• **Dataset section**
+ + +
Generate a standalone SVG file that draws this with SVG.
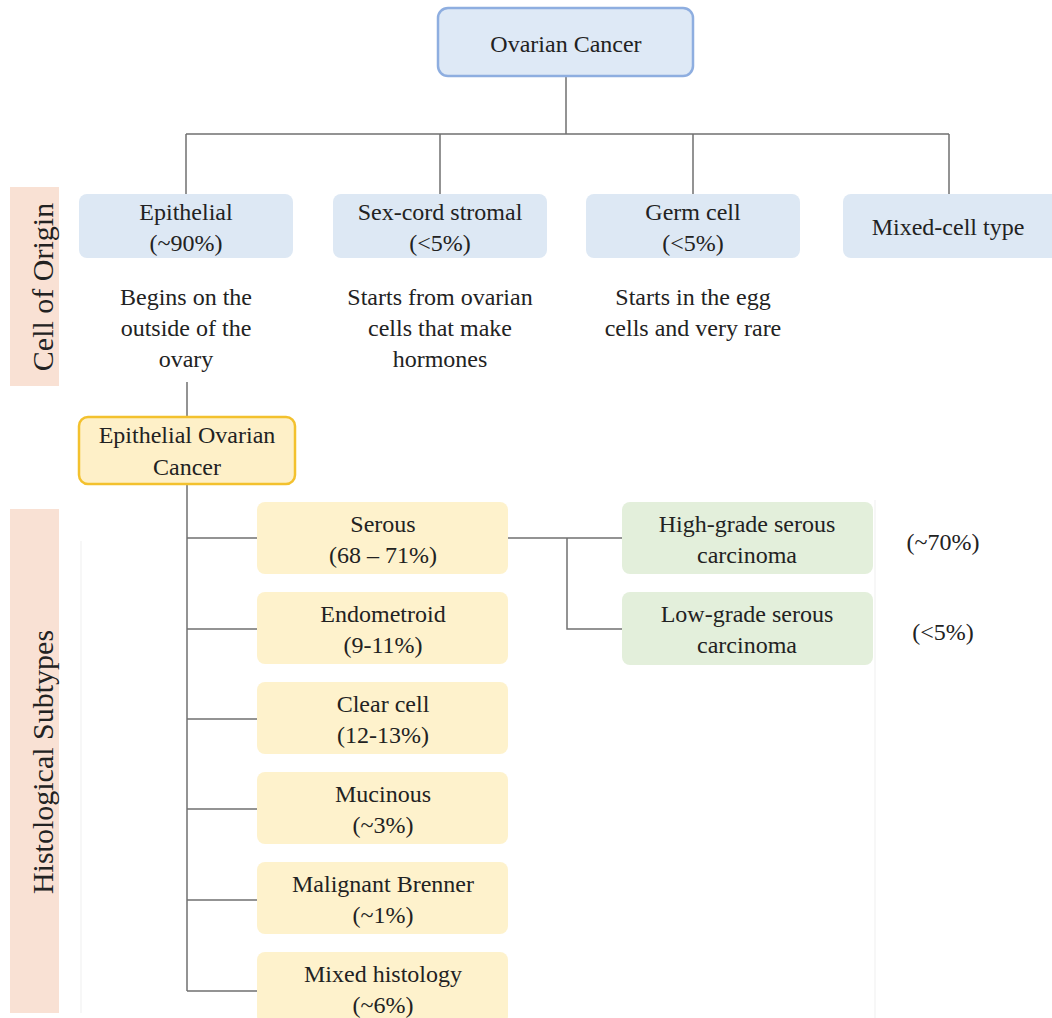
<svg xmlns="http://www.w3.org/2000/svg" width="1052" height="1018" viewBox="0 0 1052 1018">
<style>
text{font-family:"Liberation Serif","Times New Roman",serif;font-size:24px;fill:#222;text-anchor:middle}
.side{font-size:30px}
.blue{fill:#dde8f4}
.top{fill:#dee9f6;stroke:#8eaee0;stroke-width:2.5}
.yel{fill:#fef2cc}
.eoc{fill:#fef0c8;stroke:#f3c12e;stroke-width:2.5}
.grn{fill:#e3efdb}
.peach{fill:#f9e1d4}
.con{fill:none;stroke:#707070;stroke-width:1.5}
.page{stroke:#efefef;stroke-width:1;fill:none}
</style>
<rect width="1052" height="1018" fill="#ffffff"/>
<g id="page-lines">
<line class="page" x1="81" y1="541" x2="81" y2="1013"/>
<line class="page" x1="875" y1="500" x2="875" y2="1018"/>
</g>
<g id="label-cell-of-origin">
<rect class="peach" x="10" y="187" width="49" height="199"/>
<text class="side" transform="translate(53,287) rotate(-90)">Cell of Origin</text>
</g>
<g id="label-histological-subtypes">
<rect class="peach" x="10" y="509" width="49" height="504"/>
<text class="side" transform="translate(53,762) rotate(-90)">Histological Subtypes</text>
</g>
<g id="connectors">
<path class="con" d="M566 76V134M186 134H949M186 134V194M440 134V194M693 134V194M949 134V194"/>
<path class="con" d="M187 382V417M187 484V991M187 538H257M187 629H257M187 719H257M187 809H257M187 900H257M187 991H257"/>
<path class="con" d="M508 538H622M567 538V629H622"/>
</g>
<g id="node-ovarian-cancer">
<rect class="top" x="438" y="8" width="255" height="68" rx="10"/>
<text x="566" y="52">Ovarian Cancer</text>
</g>
<g id="node-epithelial">
<rect class="blue" x="79" y="194" width="214" height="64" rx="8"/>
<text x="186" y="220">Epithelial</text>
<text x="186" y="251">(~90%)</text>
<text x="186" y="305">Begins on the</text>
<text x="186" y="336">outside of the</text>
<text x="186" y="367">ovary</text>
</g>
<g id="node-sex-cord">
<rect class="blue" x="333" y="194" width="214" height="64" rx="8"/>
<text x="440" y="220">Sex-cord stromal</text>
<text x="440" y="251">(&lt;5%)</text>
<text x="440" y="305">Starts from ovarian</text>
<text x="440" y="336">cells that make</text>
<text x="440" y="367">hormones</text>
</g>
<g id="node-germ-cell">
<rect class="blue" x="586" y="194" width="214" height="64" rx="8"/>
<text x="693" y="220">Germ cell</text>
<text x="693" y="251">(&lt;5%)</text>
<text x="693" y="305">Starts in the egg</text>
<text x="693" y="336">cells and very rare</text>
</g>
<g id="node-mixed-cell">
<rect class="blue" x="843" y="194" width="220" height="64" rx="8"/>
<text x="948" y="235">Mixed-cell type</text>
</g>
<g id="node-eoc">
<rect class="eoc" x="79" y="417" width="216" height="67" rx="9"/>
<text x="187" y="443">Epithelial Ovarian</text>
<text x="187" y="475">Cancer</text>
</g>
<g id="node-serous">
<rect class="yel" x="257" y="502" width="251" height="72" rx="8"/>
<text x="383" y="532">Serous</text>
<text x="383" y="563">(68 – 71%)</text>
</g>
<g id="node-endometroid">
<rect class="yel" x="257" y="592" width="251" height="72" rx="8"/>
<text x="383" y="622">Endometroid</text>
<text x="383" y="653">(9-11%)</text>
</g>
<g id="node-clear-cell">
<rect class="yel" x="257" y="682" width="251" height="72" rx="8"/>
<text x="383" y="712">Clear cell</text>
<text x="383" y="743">(12-13%)</text>
</g>
<g id="node-mucinous">
<rect class="yel" x="257" y="772" width="251" height="72" rx="8"/>
<text x="383" y="802">Mucinous</text>
<text x="383" y="833">(~3%)</text>
</g>
<g id="node-brenner">
<rect class="yel" x="257" y="862" width="251" height="72" rx="8"/>
<text x="383" y="892">Malignant Brenner</text>
<text x="383" y="923">(~1%)</text>
</g>
<g id="node-mixed-histology">
<rect class="yel" x="257" y="952" width="251" height="72" rx="8"/>
<text x="383" y="982">Mixed histology</text>
<text x="383" y="1013">(~6%)</text>
</g>
<g id="node-high-grade">
<rect class="grn" x="622" y="502" width="251" height="72" rx="8"/>
<text x="747" y="532">High-grade serous</text>
<text x="747" y="563">carcinoma</text>
<text x="943" y="550">(~70%)</text>
</g>
<g id="node-low-grade">
<rect class="grn" x="622" y="592" width="251" height="73" rx="8"/>
<text x="747" y="622">Low-grade serous</text>
<text x="747" y="653">carcinoma</text>
<text x="943" y="640">(&lt;5%)</text>
</g>
</svg>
+ + +
• **Directive**
Quote the full listing above word for word; exclude every picture from the copy.

• **Written answer**
Generate a standalone SVG file that draws this with SVG.
<svg xmlns="http://www.w3.org/2000/svg" width="1052" height="1018" viewBox="0 0 1052 1018">
<style>
text{font-family:"Liberation Serif","Times New Roman",serif;font-size:24px;fill:#222;text-anchor:middle}
.side{font-size:30px}
.blue{fill:#dde8f4}
.top{fill:#dee9f6;stroke:#8eaee0;stroke-width:2.5}
.yel{fill:#fef2cc}
.eoc{fill:#fef0c8;stroke:#f3c12e;stroke-width:2.5}
.grn{fill:#e3efdb}
.peach{fill:#f9e1d4}
.con{fill:none;stroke:#707070;stroke-width:1.5}
.page{stroke:#efefef;stroke-width:1;fill:none}
</style>
<rect width="1052" height="1018" fill="#ffffff"/>
<g id="page-lines">
<line class="page" x1="81" y1="541" x2="81" y2="1013"/>
<line class="page" x1="875" y1="500" x2="875" y2="1018"/>
</g>
<g id="label-cell-of-origin">
<rect class="peach" x="10" y="187" width="49" height="199"/>
<text class="side" transform="translate(53,287) rotate(-90)">Cell of Origin</text>
</g>
<g id="label-histological-subtypes">
<rect class="peach" x="10" y="509" width="49" height="504"/>
<text class="side" transform="translate(53,762) rotate(-90)">Histological Subtypes</text>
</g>
<g id="connectors">
<path class="con" d="M566 76V134M186 134H949M186 134V194M440 134V194M693 134V194M949 134V194"/>
<path class="con" d="M187 382V417M187 484V991M187 538H257M187 629H257M187 719H257M187 809H257M187 900H257M187 991H257"/>
<path class="con" d="M508 538H622M567 538V629H622"/>
</g>
<g id="node-ovarian-cancer">
<rect class="top" x="438" y="8" width="255" height="68" rx="10"/>
<text x="566" y="52">Ovarian Cancer</text>
</g>
<g id="node-epithelial">
<rect class="blue" x="79" y="194" width="214" height="64" rx="8"/>
<text x="186" y="220">Epithelial</text>
<text x="186" y="251">(~90%)</text>
<text x="186" y="305">Begins on the</text>
<text x="186" y="336">outside of the</text>
<text x="186" y="367">ovary</text>
</g>
<g id="node-sex-cord">
<rect class="blue" x="333" y="194" width="214" height="64" rx="8"/>
<text x="440" y="220">Sex-cord stromal</text>
<text x="440" y="251">(&lt;5%)</text>
<text x="440" y="305">Starts from ovarian</text>
<text x="440" y="336">cells that make</text>
<text x="440" y="367">hormones</text>
</g>
<g id="node-germ-cell">
<rect class="blue" x="586" y="194" width="214" height="64" rx="8"/>
<text x="693" y="220">Germ cell</text>
<text x="693" y="251">(&lt;5%)</text>
<text x="693" y="305">Starts in the egg</text>
<text x="693" y="336">cells and very rare</text>
</g>
<g id="node-mixed-cell">
<rect class="blue" x="843" y="194" width="220" height="64" rx="8"/>
<text x="948" y="235">Mixed-cell type</text>
</g>
<g id="node-eoc">
<rect class="eoc" x="79" y="417" width="216" height="67" rx="9"/>
<text x="187" y="443">Epithelial Ovarian</text>
<text x="187" y="475">Cancer</text>
</g>
<g id="node-serous">
<rect class="yel" x="257" y="502" width="251" height="72" rx="8"/>
<text x="383" y="532">Serous</text>
<text x="383" y="563">(68 – 71%)</text>
</g>
<g id="node-endometroid">
<rect class="yel" x="257" y="592" width="251" height="72" rx="8"/>
<text x="383" y="622">Endometroid</text>
<text x="383" y="653">(9-11%)</text>
</g>
<g id="node-clear-cell">
<rect class="yel" x="257" y="682" width="251" height="72" rx="8"/>
<text x="383" y="712">Clear cell</text>
<text x="383" y="743">(12-13%)</text>
</g>
<g id="node-mucinous">
<rect class="yel" x="257" y="772" width="251" height="72" rx="8"/>
<text x="383" y="802">Mucinous</text>
<text x="383" y="833">(~3%)</text>
</g>
<g id="node-brenner">
<rect class="yel" x="257" y="862" width="251" height="72" rx="8"/>
<text x="383" y="892">Malignant Brenner</text>
<text x="383" y="923">(~1%)</text>
</g>
<g id="node-mixed-histology">
<rect class="yel" x="257" y="952" width="251" height="72" rx="8"/>
<text x="383" y="982">Mixed histology</text>
<text x="383" y="1013">(~6%)</text>
</g>
<g id="node-high-grade">
<rect class="grn" x="622" y="502" width="251" height="72" rx="8"/>
<text x="747" y="532">High-grade serous</text>
<text x="747" y="563">carcinoma</text>
<text x="943" y="550">(~70%)</text>
</g>
<g id="node-low-grade">
<rect class="grn" x="622" y="592" width="251" height="73" rx="8"/>
<text x="747" y="622">Low-grade serous</text>
<text x="747" y="653">carcinoma</text>
<text x="943" y="640">(&lt;5%)</text>
</g>
</svg>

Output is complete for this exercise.